Source data
*****

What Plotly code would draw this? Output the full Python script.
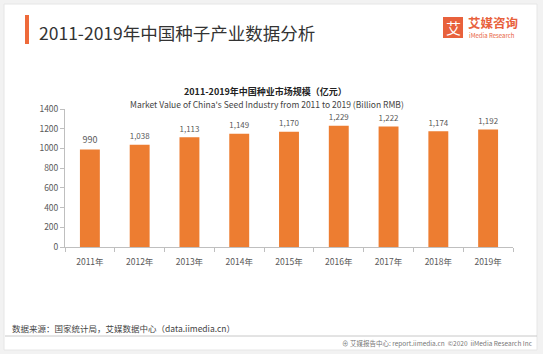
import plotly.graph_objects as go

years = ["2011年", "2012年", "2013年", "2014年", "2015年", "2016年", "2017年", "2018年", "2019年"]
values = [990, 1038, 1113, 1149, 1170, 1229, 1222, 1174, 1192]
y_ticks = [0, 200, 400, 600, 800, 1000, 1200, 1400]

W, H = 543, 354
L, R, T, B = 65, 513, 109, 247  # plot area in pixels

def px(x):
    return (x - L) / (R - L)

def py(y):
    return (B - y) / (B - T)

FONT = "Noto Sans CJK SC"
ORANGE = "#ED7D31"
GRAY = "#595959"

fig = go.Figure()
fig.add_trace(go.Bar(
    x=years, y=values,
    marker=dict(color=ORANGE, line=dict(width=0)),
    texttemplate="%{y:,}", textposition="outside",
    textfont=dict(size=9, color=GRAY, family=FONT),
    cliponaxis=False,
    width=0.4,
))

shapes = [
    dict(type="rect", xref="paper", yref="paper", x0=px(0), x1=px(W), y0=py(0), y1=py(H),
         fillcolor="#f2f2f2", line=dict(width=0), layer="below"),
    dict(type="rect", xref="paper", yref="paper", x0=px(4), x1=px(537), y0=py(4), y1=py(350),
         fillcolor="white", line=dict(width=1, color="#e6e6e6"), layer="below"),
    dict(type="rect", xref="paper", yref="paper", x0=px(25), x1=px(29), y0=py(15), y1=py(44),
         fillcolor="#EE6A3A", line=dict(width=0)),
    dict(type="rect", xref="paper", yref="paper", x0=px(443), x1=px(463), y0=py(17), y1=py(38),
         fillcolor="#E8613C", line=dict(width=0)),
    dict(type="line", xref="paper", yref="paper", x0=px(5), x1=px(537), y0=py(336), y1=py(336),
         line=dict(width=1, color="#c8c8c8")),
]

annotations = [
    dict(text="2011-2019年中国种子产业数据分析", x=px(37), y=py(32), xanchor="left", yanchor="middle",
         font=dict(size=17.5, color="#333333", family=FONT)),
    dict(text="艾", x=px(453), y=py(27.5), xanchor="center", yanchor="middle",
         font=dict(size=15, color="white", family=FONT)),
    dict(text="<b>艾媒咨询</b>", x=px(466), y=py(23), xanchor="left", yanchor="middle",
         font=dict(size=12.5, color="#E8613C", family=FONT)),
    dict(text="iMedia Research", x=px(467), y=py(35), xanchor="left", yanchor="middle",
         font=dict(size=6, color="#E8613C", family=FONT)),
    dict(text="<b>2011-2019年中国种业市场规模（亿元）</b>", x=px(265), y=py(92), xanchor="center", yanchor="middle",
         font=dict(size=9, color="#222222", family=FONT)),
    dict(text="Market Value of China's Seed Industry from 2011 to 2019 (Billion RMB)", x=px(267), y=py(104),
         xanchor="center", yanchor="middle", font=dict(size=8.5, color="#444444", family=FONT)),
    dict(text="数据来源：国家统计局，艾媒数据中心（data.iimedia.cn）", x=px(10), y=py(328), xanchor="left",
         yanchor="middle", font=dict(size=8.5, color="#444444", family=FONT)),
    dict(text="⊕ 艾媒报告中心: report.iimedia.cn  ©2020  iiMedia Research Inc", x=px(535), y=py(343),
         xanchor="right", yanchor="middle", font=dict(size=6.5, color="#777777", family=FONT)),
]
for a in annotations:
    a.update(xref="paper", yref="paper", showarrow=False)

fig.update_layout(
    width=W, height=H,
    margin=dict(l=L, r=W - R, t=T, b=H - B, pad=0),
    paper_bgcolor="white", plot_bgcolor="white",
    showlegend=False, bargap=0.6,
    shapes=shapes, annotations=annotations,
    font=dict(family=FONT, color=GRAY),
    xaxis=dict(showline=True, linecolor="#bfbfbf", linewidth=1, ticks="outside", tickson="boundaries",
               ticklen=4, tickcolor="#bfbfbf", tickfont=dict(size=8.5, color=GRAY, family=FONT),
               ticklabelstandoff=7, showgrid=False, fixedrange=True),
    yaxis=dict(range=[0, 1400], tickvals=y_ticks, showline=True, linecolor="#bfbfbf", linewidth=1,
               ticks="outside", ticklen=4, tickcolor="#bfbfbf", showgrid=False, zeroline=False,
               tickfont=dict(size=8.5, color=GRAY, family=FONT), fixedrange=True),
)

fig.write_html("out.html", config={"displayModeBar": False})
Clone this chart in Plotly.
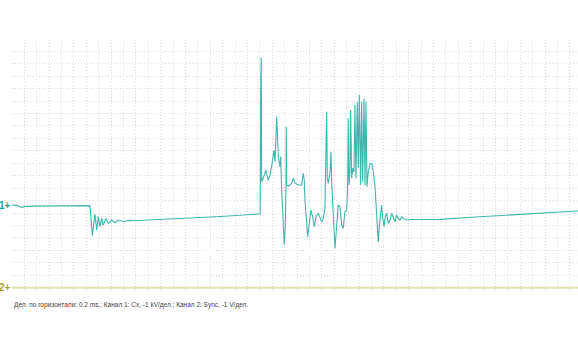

*****

## Exercise task
Everything from the first line of the entries through the line that contains "L, R, T, B = 65, 513, 109, 247" is to be reproduced exactly, except the pictures.

## Expected answer
What Plotly code would draw this? Output the full Python script.
import plotly.graph_objects as go

years = ["2011年", "2012年", "2013年", "2014年", "2015年", "2016年", "2017年", "2018年", "2019年"]
values = [990, 1038, 1113, 1149, 1170, 1229, 1222, 1174, 1192]
y_ticks = [0, 200, 400, 600, 800, 1000, 1200, 1400]

W, H = 543, 354
L, R, T, B = 65, 513, 109, 247  # plot area in pixels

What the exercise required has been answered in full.